VAT Ruling Impact on Subway Sandwiches
Toasted Subway sandwich fans will now have to pay VAT on Subway sandwiches following the recent VAT ruling. This decision marks bad news for over 1,200 Subway franchisees, as Sub One Ltd loses its challenge in the Upper Tier Tribunal against HMRC’s view that sales of “toasted subs” and “meatball marinara” sandwiches are subject to VAT at the standard rate.
Background of the Appeal
The lead appeal, fronted by Sub One Limited t/a Subway (Case ref [2012] UKUT 34 TCC), was in response to the First-Tier Tribunal decision of 14 October 2010 (case ref [2010] UKFTT 487 (TC)). This decision supported HMRC’s opinion that sales of these products fell within Note (3)(b) of Group 1 of Schedule 8 of the VAT Act 1994 and were thus excluded from zero-rating, being supplies of hot food for consumption on the premises.
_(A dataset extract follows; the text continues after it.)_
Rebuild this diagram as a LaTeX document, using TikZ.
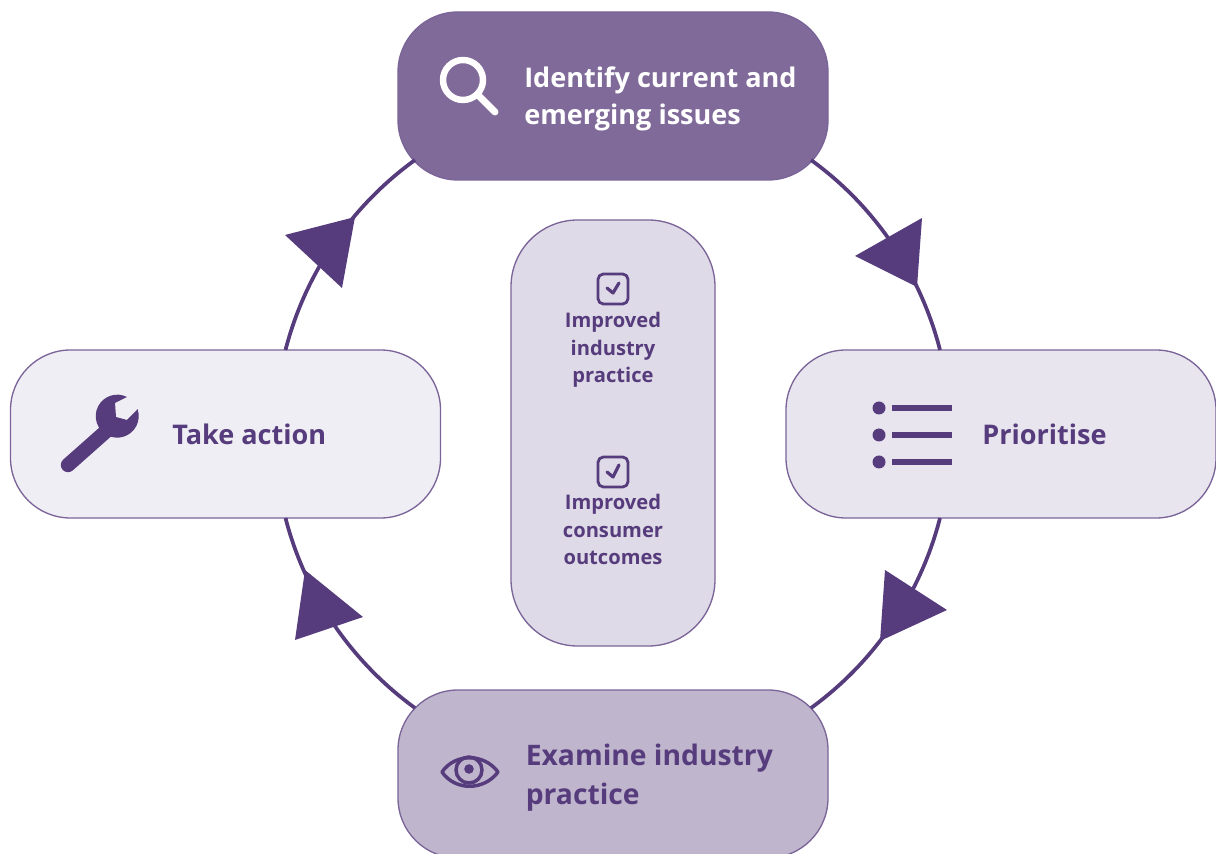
\documentclass[tikz,border=0pt]{standalone}
\usepackage{fontspec}
\setmainfont{Open Sans}
\definecolor{dk}{HTML}{563C7C}
\definecolor{edge}{HTML}{7A6498}
\definecolor{ftop}{HTML}{806A99}
\definecolor{fleft}{HTML}{F0EEF5}
\definecolor{fright}{HTML}{E8E5EF}
\definecolor{fbot}{HTML}{BFB5CD}
\definecolor{fmid}{HTML}{DFDAE7}
\tikzset{
  x=0.75pt,y=0.75pt,
  stage/.style={draw=edge,line width=1pt,rounded corners=45pt,inner sep=0pt,outer sep=0pt,minimum width=322.5pt,minimum height=126pt},
  big/.style={font=\fontsize{20.3}{27.8}\selectfont\bfseries,align=left,anchor=west,inner sep=0pt,text=dk},
  bigger/.style={font=\fontsize{21.2}{29.2}\selectfont\bfseries,align=left,anchor=west,inner sep=0pt,text=dk},
  small/.style={font=\fontsize{15.1}{20.6}\selectfont\bfseries,align=center,anchor=north,inner sep=0pt,text=dk},
  link/.style={draw=dk,line width=2.8pt,looseness=0.878},
  head/.style={fill=dk,draw=none},
  ink/.style={draw=dk,line cap=round,line join=round},
}
\begin{document}
\begin{tikzpicture}
\clip (0,0) rectangle (1216,853);
\node[stage,fill=ftop] (identify) at (613,757) {};
\node[stage,fill=fleft] (action) at (225.5,419) {};
\node[stage,fill=fright] (prioritise) at (1001,419) {};
\node[stage,fill=fbot] (examine) at (613,79) {};
\node[stage,fill=fmid,minimum width=153pt,minimum height=319.5pt,rounded corners=50pt] (outcomes) at (613,420) {};
% connector ends on the node borders
\path (identify.south east) ++(-17,20) coordinate (a1);
\path (prioritise.north west) ++(154,0) coordinate (a2);
\path (prioritise.south west) ++(154,0) coordinate (b1);
\path (examine.north east) ++(-17,-18) coordinate (b2);
\path (examine.north west) ++(17,-18) coordinate (c1);
\path (action.south west) ++(275,0) coordinate (c2);
\path (action.north west) ++(275,0) coordinate (d1);
\path (identify.south west) ++(17,20) coordinate (d2);
\draw[link] (a1) to[out=-35.9,in=104.4] (a2);
\draw[link] (b1) to[out=-104.4,in=36] (b2);
\draw[link] (c1) to[out=144,in=284.4] (c2);
\draw[link] (d1) to[out=75.6,in=215.8] (d2);
% arrowheads
\fill[head] (922,635) -- (855,597) -- (917,566) -- cycle;
\fill[head] (885,283) -- (947,243) -- (880,212) -- cycle;
\fill[head] (305,283) -- (363,236) -- (295,213) -- cycle;
\fill[head] (355,636) -- (285,618) -- (342,565) -- cycle;
% labels
\node[big,text=white] (t1) at (524,754.5) {Identify current and\\emerging issues};
\node[big] (t2) at (172,419) {Take action};
\node[big] (t3) at (982,419) {Prioritise};
\node[bigger] (t4) at (525.5,75) {Examine industry\\practice};
\node[small] (t5) at (613,541) {Improved\\industry\\practice};
\node[small] (t6) at (613,359) {Improved\\consumer\\outcomes};
% magnifier
\draw[white,line width=4.8pt] (463,773) circle (20);
\draw[white,line width=5.2pt,line cap=round] (478,758) -- (495,741);
% wrench
\draw[dk,line width=10.8pt,line cap=round] (68,388) -- (112,427);
\fill[dk] (127,456) arc[start angle=63,end angle=379,radius=21.5] -- (127,433) -- (116,436) -- (115,450) -- cycle;
% list
\foreach \yy in {445,418,391}{
  \fill[dk] (879,\yy) circle (6.5);
  \fill[dk] (892,\yy-3) rectangle (952,\yy+3);
}
% eye
\draw[ink,line width=2.6pt] (442,81) .. controls (455,100) and (484,100) .. (498,81) .. controls (484,62) and (455,62) .. (442,81) -- cycle;
\draw[dk,line width=2.6pt] (469,83) circle (13);
\fill[dk] (469,84) circle (4.8);
% check boxes
\draw[ink,line width=2.1pt,rounded corners=4pt] (598,549) rectangle (628,579);
\draw[ink,line width=2.4pt] (607,565) -- (613,560) -- (619,570);
\draw[ink,line width=2.1pt,rounded corners=4pt] (598,366) rectangle (628,396);
\draw[ink,line width=2.4pt] (607,381) -- (613,376) -- (619,388);
\end{tikzpicture}
\end{document}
These supplies were considered as supplies in the course of catering. This long-standing dispute is likely to have far-reaching implications in the catering and takeaway food sector, making the announcement eagerly anticipated.
Key Points of the Appeal
At the end of bringing the appeal, the legislation had been worded differently, with Note (3)(b) expanding on the definition of ‘hot food’ to mean:
- Food which, or any part of which,
- i. Has been heated to enable it to be consumed at a temperature above the ambient air temperature; and
- ii. Is above that temperature at the time it is provided to the customer.
The appeal argued, among other issues, three key points:
- Whether the First-Tier Tribunal had approached the question of point (i) above in the correct manner.
- Whether the decision amounted to a breach of fiscal neutrality.
- Whether the supplies in question are considered goods or services.
Court of Appeal’s Judgment and Compatibility with EU Principles
Much attention was given to the Court of Appeal’s judgment in the case of John Pimblett & Sons Ltd and the question of doubt raised about that decision’s compatibility with EU principles of fiscal neutrality and objective assessment. The core issue was whether to emphasize the supplier’s intention when heating the food or the underlying purpose of heating the food.
The court concluded that the factors relied upon in Pimblett were subjective rather than objective, as required in line with EC principles. Therefore, they could not be relied upon as the correct interpretation to apply in the case of Sub One Ltd.
Tribunal’s Findings
In this case, for both toasted subs and meatball marinara, the Tribunal concluded, on an objective assessment of the facts, that the food was heated to enable it to be consumed at above ambient temperature and not for some other reason. The First-Tier Tribunal was therefore correct to conclude that they are liable to VAT at the standard rate, even though they may have applied the wrong test to reach that conclusion.
Implications and Conclusion
The fact that Pimblett had been relied upon in several cases over the years with inconsistent outcomes, and the fact that HMRC did or did not appeal them or amend guidance or legislation in light of those other cases, was not held to be a reason to conclude there had been a breach of fiscal neutrality.
On the subject of whether the supplies were goods or services, it was held to be irrelevant. Counsel for HMRC pointed out that the criteria for an exception from zero-rating under Group 1 Schedule 8 VATA94 were not that of “catering services” but of supplies “in the course of catering.”
Based on its findings, the Tribunal concluded that the food was heated to enable it to be consumed at a temperature above ambient air temperature and supplied to the consumer while still above that temperature. Thus, it met the criteria for exclusion from zero-rating, and VAT is due at the standard rate on such supplies. Consequently, the appeal was dismissed.